Lambda the Ultimate

Right: I see that it might not be obvious. This is not a programming language theory paper, and one should not be thinking along the lines of "what would a Haskell look like that included this typed lambda calculus?" Rather, this is a significant recent contribution to the so-called classical Curry-Howard correspondence. I think I can make good the justification gap by providing an annotated bibliography of the most significant work since Curien and Herbelin's The Duality of Computation, but I haven't time to do that right now. I can make a few comments here, though:

1. I don't accept that either this paper, or Michel Parigot's strangely neglected 1997 article Strong Normalization of Second Order Symmetric lambda-Calculus, provides a Curry-Howard correspondence, since they are non-confluent calculi, and the Curry-Howard correspondence depends upon Prawitz's thesis, that the value of a proof is its normal form;
2. However, among other reasons, these calculi are significant in that they give rise to many interesting Curry-Howard calculi by restricting their rewrite relation. Going from symmetric calculi to asymmetric calculi is understood, an active area of new, interesting work, and is the technology behind Wadler's Call-by-value is dual to call-by-name;
3. And in general, these results are tricky: when you take an intuitionistic impredicative lambda-calculus and add constructions and rewrite rules to make it classical, one necessarily obtains a calculus that is harder to prove strong normalisation for than the original, and if you make that calculus symmetric, it becomes harder still. These are mother SN results, from which all kinds of other useful SN results follow by embedding translations.

To summarise, this is a theory paper that does not directly address PL design, but does increase the resources available to PL designers who want good type theories for their languages.

Posctscript: David and Nour's 2005 article Why the usual candidates of reducibility do not
work for the symmetric λμ-calculus helps understand the difficulties proving SN for such symmetric classical calculi; section 3.4 of my DPhil gives a different, earlier, account: my calculus is not symmetric, but has some mu-bar like rules for natural numbers induction, and so runs into the same difficulties.

As I get it, this is a SN result for a new type-theory which some kind of hybrid between an intuitionistic and a classical type theory.

Why did they take that route, what does it help, or maybe even, for those of use who are new to this: Why is a SN result interesting?

marco asked: Why is a SN result interesting? — which I missed at the time...

Essentially, a term rewriting system needs CR if we are to consider it a sane candidate as the basis for a functional programming language. SN is not necessary for this, but one can identify subsets, kernels if you like, of the rewriting system that provide the basis of the administrative core of the programming language: things like definitions, non-recursive control structures, non-recursive function applications, etc.

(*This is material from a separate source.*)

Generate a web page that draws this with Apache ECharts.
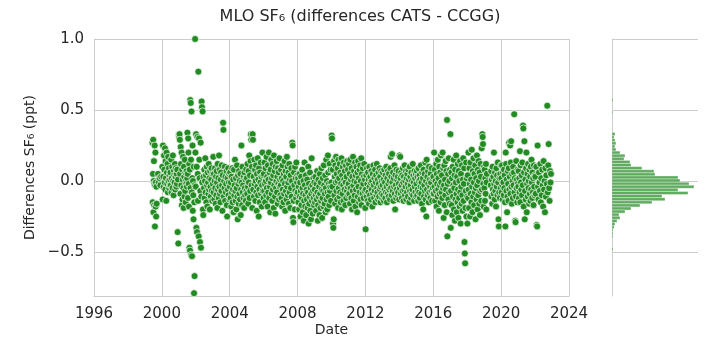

If you want to use some extension of the lambda calculus as the foundation for some FPL with first-class continuations, then first you need to identify a reduction strategy —or at least some constraint on possible rewrites— in the FPL that corresponds to a CR subsystem of your extended lambda calculus; and this subsystem needs to support everything in the FPL that deals with first-class continuations, and it needs to be SN.

Is that intelligible? Given one accepts that, then it should follow that the CR subsystems of Lengrand & Miquel's calculus are very interesting to those who follow the "classical formulae-as-types" literature.